» Given problem
Copy each line containing the word "page" from the records that follow, please.

— start of Records —

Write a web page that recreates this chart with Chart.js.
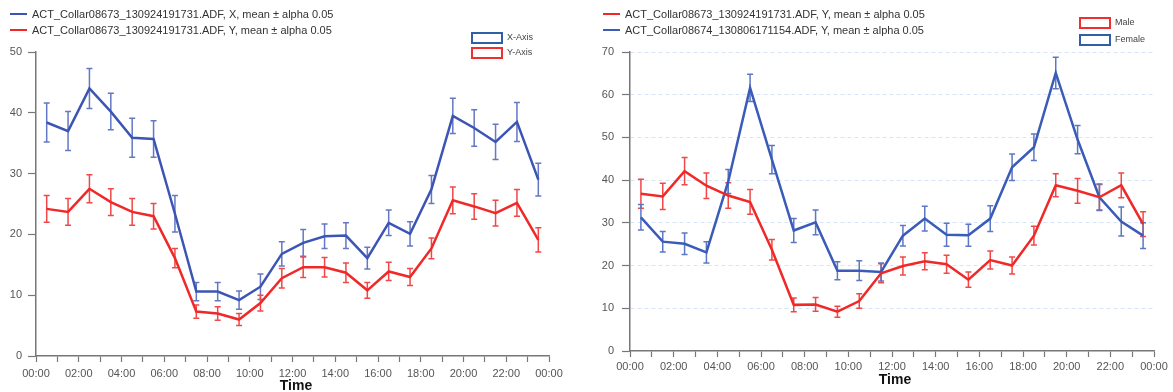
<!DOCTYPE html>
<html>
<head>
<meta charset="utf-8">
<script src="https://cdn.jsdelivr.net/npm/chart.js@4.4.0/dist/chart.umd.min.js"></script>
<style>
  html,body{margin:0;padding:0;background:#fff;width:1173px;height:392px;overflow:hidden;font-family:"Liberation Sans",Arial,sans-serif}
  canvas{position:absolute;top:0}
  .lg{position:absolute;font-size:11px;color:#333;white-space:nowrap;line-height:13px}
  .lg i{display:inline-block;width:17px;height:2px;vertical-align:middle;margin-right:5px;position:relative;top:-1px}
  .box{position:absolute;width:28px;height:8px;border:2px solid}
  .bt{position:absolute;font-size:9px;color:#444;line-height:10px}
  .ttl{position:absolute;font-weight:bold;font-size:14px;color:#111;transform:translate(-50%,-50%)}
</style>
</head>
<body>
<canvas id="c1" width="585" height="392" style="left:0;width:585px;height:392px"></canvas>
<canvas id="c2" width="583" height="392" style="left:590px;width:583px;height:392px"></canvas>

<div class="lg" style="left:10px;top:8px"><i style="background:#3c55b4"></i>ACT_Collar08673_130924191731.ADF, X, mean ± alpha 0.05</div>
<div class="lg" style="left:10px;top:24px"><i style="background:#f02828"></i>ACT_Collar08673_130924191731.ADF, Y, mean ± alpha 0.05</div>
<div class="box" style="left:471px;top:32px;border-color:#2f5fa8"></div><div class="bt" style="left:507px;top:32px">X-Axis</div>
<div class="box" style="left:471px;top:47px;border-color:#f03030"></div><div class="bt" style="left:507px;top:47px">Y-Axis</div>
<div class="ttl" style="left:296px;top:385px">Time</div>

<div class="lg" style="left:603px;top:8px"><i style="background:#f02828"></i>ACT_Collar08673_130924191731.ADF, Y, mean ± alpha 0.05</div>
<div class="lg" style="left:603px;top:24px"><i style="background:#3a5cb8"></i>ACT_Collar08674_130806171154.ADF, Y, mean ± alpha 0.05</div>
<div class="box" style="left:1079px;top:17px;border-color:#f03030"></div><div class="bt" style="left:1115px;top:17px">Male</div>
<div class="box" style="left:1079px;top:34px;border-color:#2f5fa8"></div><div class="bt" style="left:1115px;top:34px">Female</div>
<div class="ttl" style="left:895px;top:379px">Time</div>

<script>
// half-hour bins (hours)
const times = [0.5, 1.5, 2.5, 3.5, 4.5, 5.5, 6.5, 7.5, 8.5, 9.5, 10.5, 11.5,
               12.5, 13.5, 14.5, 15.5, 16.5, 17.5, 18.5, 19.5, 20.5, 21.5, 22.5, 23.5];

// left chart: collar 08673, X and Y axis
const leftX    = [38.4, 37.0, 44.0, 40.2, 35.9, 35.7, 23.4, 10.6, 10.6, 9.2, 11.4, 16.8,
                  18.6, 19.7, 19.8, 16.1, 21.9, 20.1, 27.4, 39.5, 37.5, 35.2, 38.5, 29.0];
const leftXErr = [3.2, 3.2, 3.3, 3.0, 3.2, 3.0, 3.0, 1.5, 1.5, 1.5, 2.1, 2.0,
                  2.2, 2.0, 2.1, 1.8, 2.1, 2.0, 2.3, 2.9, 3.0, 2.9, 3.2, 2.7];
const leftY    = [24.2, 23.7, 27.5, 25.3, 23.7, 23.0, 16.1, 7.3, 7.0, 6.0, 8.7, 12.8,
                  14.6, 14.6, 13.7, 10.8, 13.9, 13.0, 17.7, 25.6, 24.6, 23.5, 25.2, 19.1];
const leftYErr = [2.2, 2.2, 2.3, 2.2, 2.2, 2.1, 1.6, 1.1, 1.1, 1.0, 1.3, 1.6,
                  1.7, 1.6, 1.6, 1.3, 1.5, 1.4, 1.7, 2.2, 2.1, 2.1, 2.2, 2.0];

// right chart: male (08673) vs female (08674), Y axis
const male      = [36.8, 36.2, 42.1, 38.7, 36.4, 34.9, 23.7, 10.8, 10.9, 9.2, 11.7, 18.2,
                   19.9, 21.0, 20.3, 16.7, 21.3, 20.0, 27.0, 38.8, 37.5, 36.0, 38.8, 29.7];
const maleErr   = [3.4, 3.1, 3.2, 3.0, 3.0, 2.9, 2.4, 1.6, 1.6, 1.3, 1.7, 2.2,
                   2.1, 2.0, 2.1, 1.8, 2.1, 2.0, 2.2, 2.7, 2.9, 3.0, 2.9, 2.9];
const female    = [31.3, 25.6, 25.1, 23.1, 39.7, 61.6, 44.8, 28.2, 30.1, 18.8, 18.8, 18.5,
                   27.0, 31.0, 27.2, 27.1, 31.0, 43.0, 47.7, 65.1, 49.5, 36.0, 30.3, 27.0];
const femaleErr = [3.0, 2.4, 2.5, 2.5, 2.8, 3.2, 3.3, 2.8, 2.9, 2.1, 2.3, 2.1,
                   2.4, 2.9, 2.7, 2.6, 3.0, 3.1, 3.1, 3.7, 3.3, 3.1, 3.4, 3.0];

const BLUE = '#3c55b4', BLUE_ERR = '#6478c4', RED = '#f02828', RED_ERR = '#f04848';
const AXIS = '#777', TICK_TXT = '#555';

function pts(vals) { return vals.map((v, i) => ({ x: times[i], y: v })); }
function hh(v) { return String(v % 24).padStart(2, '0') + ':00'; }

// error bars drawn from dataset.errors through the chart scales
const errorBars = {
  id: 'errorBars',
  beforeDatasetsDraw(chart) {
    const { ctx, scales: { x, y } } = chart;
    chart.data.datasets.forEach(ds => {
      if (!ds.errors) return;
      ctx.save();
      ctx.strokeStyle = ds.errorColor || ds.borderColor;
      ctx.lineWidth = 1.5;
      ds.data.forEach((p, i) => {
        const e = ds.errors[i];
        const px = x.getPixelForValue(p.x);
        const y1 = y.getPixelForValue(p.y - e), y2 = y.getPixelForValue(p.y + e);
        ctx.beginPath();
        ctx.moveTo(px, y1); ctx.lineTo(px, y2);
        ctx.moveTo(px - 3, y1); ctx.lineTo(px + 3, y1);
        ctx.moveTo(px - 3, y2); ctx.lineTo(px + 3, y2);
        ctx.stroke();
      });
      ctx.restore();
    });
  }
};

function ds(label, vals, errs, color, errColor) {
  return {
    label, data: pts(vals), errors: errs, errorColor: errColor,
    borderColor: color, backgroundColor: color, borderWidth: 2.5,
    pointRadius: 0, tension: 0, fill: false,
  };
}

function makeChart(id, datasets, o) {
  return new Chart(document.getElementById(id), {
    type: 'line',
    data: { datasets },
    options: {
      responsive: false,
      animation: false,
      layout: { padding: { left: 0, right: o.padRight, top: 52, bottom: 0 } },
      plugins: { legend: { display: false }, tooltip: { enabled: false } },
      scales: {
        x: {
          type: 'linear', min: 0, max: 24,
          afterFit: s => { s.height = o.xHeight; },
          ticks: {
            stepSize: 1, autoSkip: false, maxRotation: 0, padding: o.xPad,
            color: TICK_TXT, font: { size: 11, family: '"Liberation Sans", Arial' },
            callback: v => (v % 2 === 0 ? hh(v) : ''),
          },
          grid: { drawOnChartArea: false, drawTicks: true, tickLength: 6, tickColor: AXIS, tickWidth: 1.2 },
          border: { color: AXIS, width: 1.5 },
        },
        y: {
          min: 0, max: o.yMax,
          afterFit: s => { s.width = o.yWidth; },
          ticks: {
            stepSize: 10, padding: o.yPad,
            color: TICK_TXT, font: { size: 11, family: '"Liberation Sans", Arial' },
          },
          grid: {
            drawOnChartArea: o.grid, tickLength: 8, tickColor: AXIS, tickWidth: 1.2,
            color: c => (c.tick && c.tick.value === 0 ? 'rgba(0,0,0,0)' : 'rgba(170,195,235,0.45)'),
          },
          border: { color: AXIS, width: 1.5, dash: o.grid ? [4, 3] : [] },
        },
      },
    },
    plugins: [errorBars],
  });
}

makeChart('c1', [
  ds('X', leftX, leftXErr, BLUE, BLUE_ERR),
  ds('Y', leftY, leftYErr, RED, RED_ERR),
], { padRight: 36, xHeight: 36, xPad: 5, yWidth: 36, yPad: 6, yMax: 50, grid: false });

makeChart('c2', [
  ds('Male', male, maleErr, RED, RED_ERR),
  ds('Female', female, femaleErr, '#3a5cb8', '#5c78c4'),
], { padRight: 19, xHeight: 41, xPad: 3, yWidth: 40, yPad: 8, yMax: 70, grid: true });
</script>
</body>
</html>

— end of Records —
— start of Records —

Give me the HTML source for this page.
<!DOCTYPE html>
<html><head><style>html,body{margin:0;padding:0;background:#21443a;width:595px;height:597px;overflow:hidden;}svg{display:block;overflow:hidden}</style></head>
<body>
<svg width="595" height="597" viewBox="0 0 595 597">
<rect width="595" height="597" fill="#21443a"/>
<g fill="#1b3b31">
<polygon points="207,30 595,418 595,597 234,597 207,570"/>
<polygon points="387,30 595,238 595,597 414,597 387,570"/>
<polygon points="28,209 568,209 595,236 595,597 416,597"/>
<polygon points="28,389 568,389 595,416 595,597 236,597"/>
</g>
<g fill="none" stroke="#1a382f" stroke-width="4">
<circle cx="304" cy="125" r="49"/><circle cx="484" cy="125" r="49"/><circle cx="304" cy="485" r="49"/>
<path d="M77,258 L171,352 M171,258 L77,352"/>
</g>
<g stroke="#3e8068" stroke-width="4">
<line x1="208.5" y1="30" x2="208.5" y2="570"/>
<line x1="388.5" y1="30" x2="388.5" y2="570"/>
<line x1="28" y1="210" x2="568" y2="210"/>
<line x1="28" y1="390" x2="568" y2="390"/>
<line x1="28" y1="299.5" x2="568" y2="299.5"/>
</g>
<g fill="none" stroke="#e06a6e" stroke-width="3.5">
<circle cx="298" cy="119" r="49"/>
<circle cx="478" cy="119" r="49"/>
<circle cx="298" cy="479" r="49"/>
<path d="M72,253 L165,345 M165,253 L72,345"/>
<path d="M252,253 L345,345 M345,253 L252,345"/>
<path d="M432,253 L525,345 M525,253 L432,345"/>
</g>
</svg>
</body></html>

— end of Records —

» The response
Write a web page that recreates this chart with Chart.js.
Give me the HTML source for this page.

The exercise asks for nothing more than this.